Firefox Quantum DOM Cooperative Threading Design - jhatax
https://docs.google.com/document/d/1MZhF1zB5_dk12WRiq4bpmNZUJWmsIt9OTpFUWAlmMyY
======
jhatax
Firefox 57 has its share of detractors among the HN crowd, particularly those
who want XUL extensions to continue to live on. I am not in that camp; I think
Firefox is fighting for its future, and I like that my browser of choice is
closing the performance gap with Chrome.

The 57 release is chock full of great features and performance optimizations.
Ehsan Akhagari manages a critical initiative, called Quantum Flow, and he
publishes a weekly newsletter that chronicles performance improvements in
Firefox on his blog [1].

In the recent newsletter [2], he mentioned "Quantum DOM Cooperative
Threading", a feature that has landed in Firefox Nightly, but is disabled for
now so that issues can be fixed.
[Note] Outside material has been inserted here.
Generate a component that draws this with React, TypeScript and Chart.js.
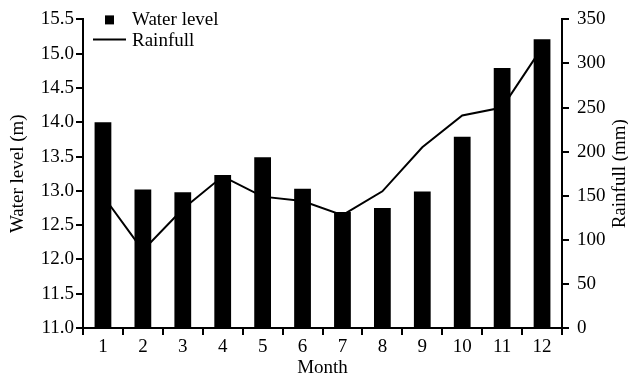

To quote Ehsan on the project's goals:

"... this past week the first implementation of our cooperative preemptive
scheduling of web page JavaScript, more commonly known as Quantum DOM, landed.
The design document describes some of the background information which may be
helpful if you need to understand the details of how the new world looks
like."

This combined with other efforts -- such as de-prioritizing background tabs,
event queues, and lazy loading -- should significantly improve Firefox's
perceived performance.

If you haven't given Nightly a try, I suggest that you do.

1\. [https://ehsanakhgari.org/blog](https://ehsanakhgari.org/blog)

2\. [https://ehsanakhgari.org/blog/2017-09-01/quantum-flow-
engine...](https://ehsanakhgari.org/blog/2017-09-01/quantum-flow-engineering-
newsletter-22)